First some thoughts and not an answer. It is helpful to re-think the problem in terms of the gaps between the stones. You have $n$ slots with $k$ stones. So in the case with boundaries you have $(k+1)$ stretches of "in between space", each of which we will denote $a_i = x_i - x_{i-1} - 1$. The sum of all these $a_i$ add up to $n-k$. The dynamical system in terms of $a_i$ can be written as follows: let $a_0 = a_1$ and $a_{k+2} = a_{k+1}$ (translating the Dirichlet conditions of your original system to a Neumann boundary condition), and demand
$ a_i(t+1) - a_i(t) = \lfloor \frac{a_{i+1}(t) - a_i(t)}{2}\rfloor - \lfloor \frac{a_i(t) - a_{i-1}(t)}{2}\rfloor $
which is in fact (more-or-less) a discrete heat equation for $a:\mathbb{Z}\to\mathbb{Z}$. (The discrete Laplacian may also be written as $\lfloor (a_{i+1} + a_{i-1})/2\rfloor - a_i$ which differs from the RHS about by at most 1. The version above has instead the nice property that it preserves the $\ell_1$ norm of $a$, that is, the sum of all $a_i$ is preserved under this evolution.)
So we can apply similar intuition behind the heat equation: namely that one can expect convergence of the solution to a harmonic function. (The discretized setting however suggests that the limiting solution will not necessarily have $a_i(t+1) = a_i(t)$, but small fluctuations like $|a_i(t+1) - a_i(t)| \leq 1$ should be expected.)
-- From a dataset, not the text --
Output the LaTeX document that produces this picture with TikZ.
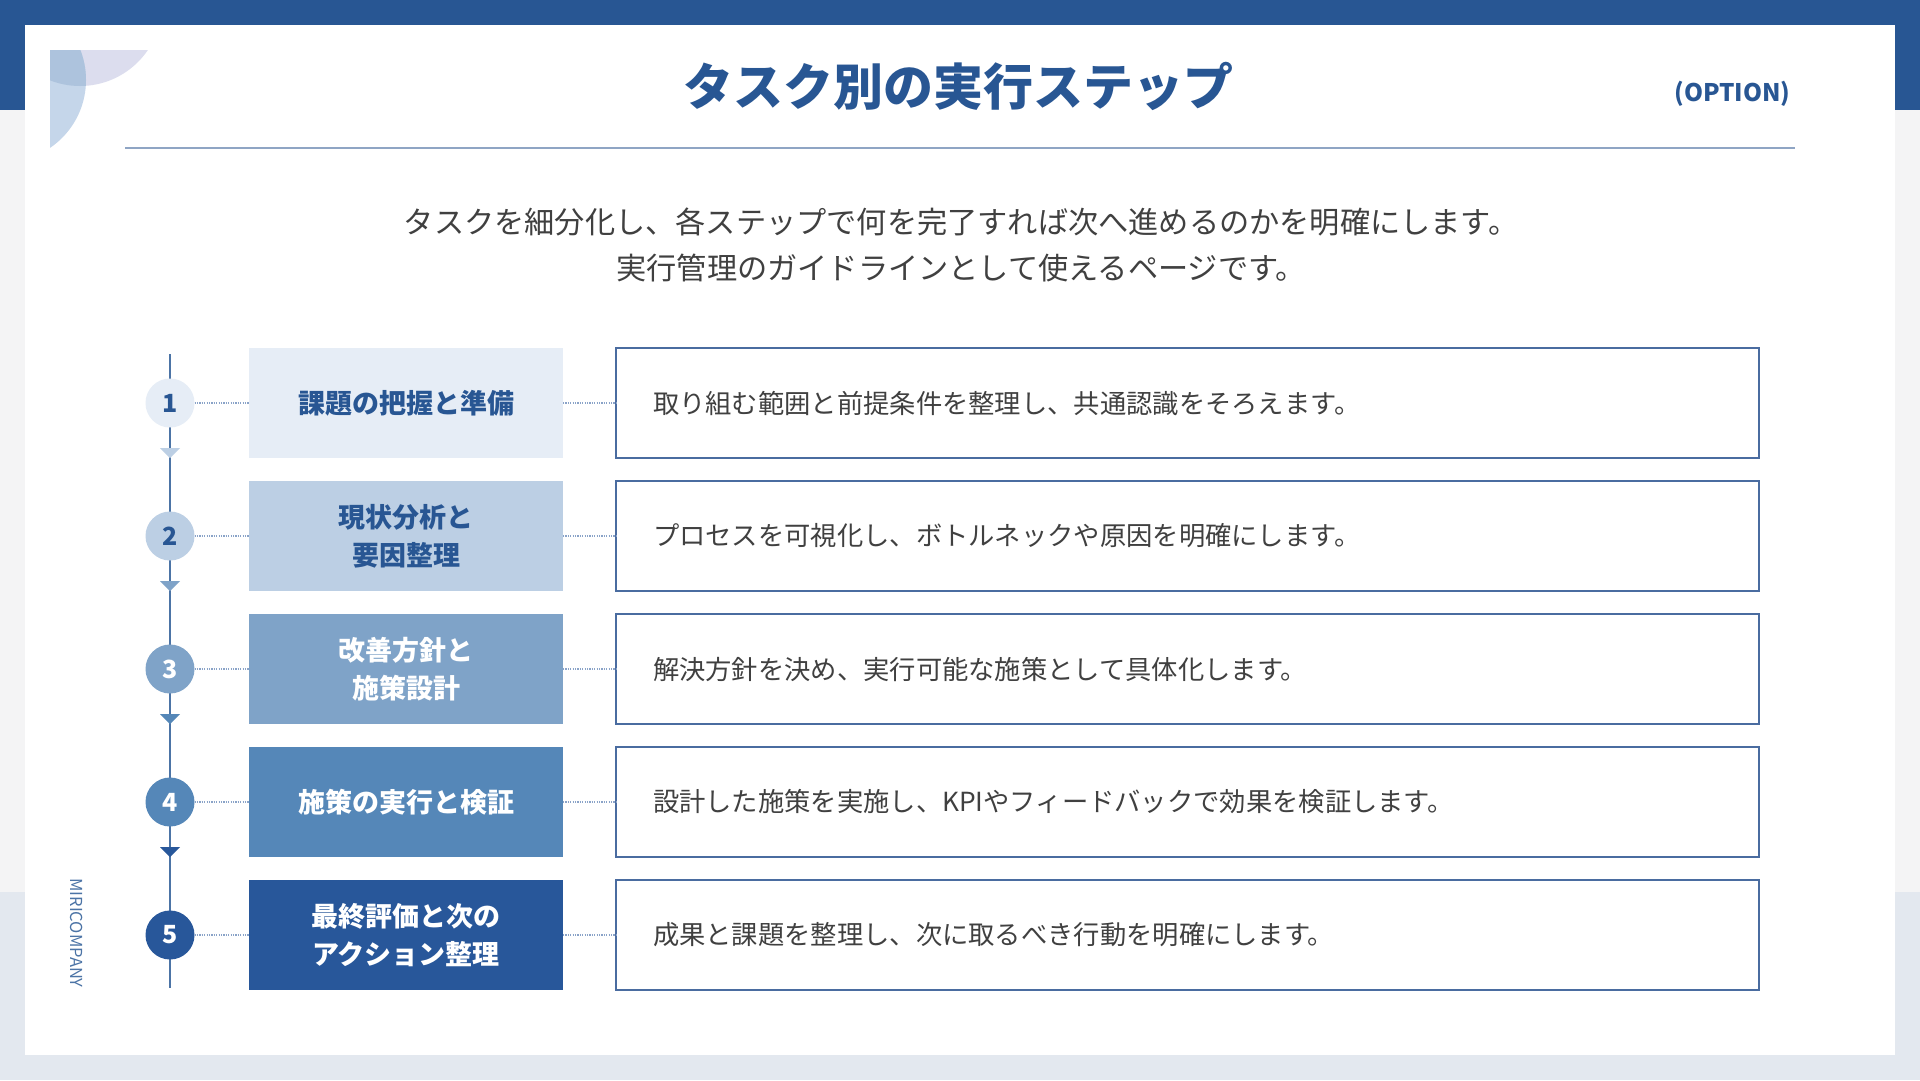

Now, the harmonic functions on an intervale are the constant functions and the linear functions. The latter is ruled-out by the Neumann boundary condition. However, because of your discretization and the preferential placement of the stones to the left spot when two are equal, the modified Laplacian given above admits a harmonic function as described by mjqxxxx in his comment: since differences of +1 between consequentive $a_i$s are treated as if they don't exist. So you can have solutions which locally looks like it is equidistributed (left side and right side differs by a small amount) but globally isn't.
The periodic model, however, doesn't necessarily help. Consider the case with 4 stones and 12 slots. Take the initial distribution (O for stone, u for empty slot)
OOuuuuOOuuuu
this becomes
uuuOOuuuuOOu
and the pattern oscillates, never settling down. This example can be generalized to large $n$ also. This oscillation represents a failure of the intuition for passing from the continuous heat equation to the discrete case. When the spatial wavelength of the oscillation is small enough (on the order of the lattice size), artefacts from the discretisation starts to interfere with the intuition. We will see below that this artefact can only manifest for when there are even number of stones in the periodic case, can cannot manifest in the interval case.
Now more concrete answers. Using the property of the heat equation, one can be inspired to check for dissipation laws (in other words, apply the maximum principle for parabolic differential equations). And indeed, by the definition of the system, in either the interval case or the periodic case, you can easily check that
- The value $a_{min} = \min a_i$ is non-decreasing, and $a_{max} = \max a_i$ is non-increasing.
- Suppose $a_i$ attains the minimum at time $t$. Then $a_i(t+1) = a_i(t)$ if and only if $a_{i-1}(t) = a_i(t)$ and either $a_{i+1}(t) = a_i(t)$ or $a_{i+1}(t) = a_i(t) + 1$. Similarly for the maximum.
Reasoning directly from point 2 you obtain that, in the interval case (your original question), any distribution will converge toward a distribution that looks like the following: there exists $k_m$ and $k_M$ such that for all $i \leq k_m$, you have $a_i = a_{min}$. For all $i \geq k_M$, you have $a_i = a_{max}$. In between $k_m$ and $k_M$, you have $a_{i+1} - a_i = 1$. The values $k_m$ and $k_M$ can be $0$ or $k+1$, reflecting a limiting distribution that is a constant.
Parity
Let us re-write the discrete heat equation. A bit of computation shows that we can write it in the following way:
$ a_i(t+1) = \lfloor \frac{a_{i+1}(t) + a_{i-1}(t) + \left( a_{i-1}(t) - a_i(t) \mod 2\right)}{2}\rfloor$
which says that the value of $a_i$ at $t+1$ is the average of its neighbors at $t$, rounded up if $a_{i-1}-a_i$ is odd, and rounded down if it is even. So in the periodic case with $k$ even, there are even number of $a_i$s, which can be then partitioned into two (effectively non-interacting) subsets (the evens and the odds) that results in the oscillating behaviour noted above. In the case of the interval by the Neumann boundary condition, and in the periodic case with the odd number of stones, there cannot by such partition of the system into two independent subsystems.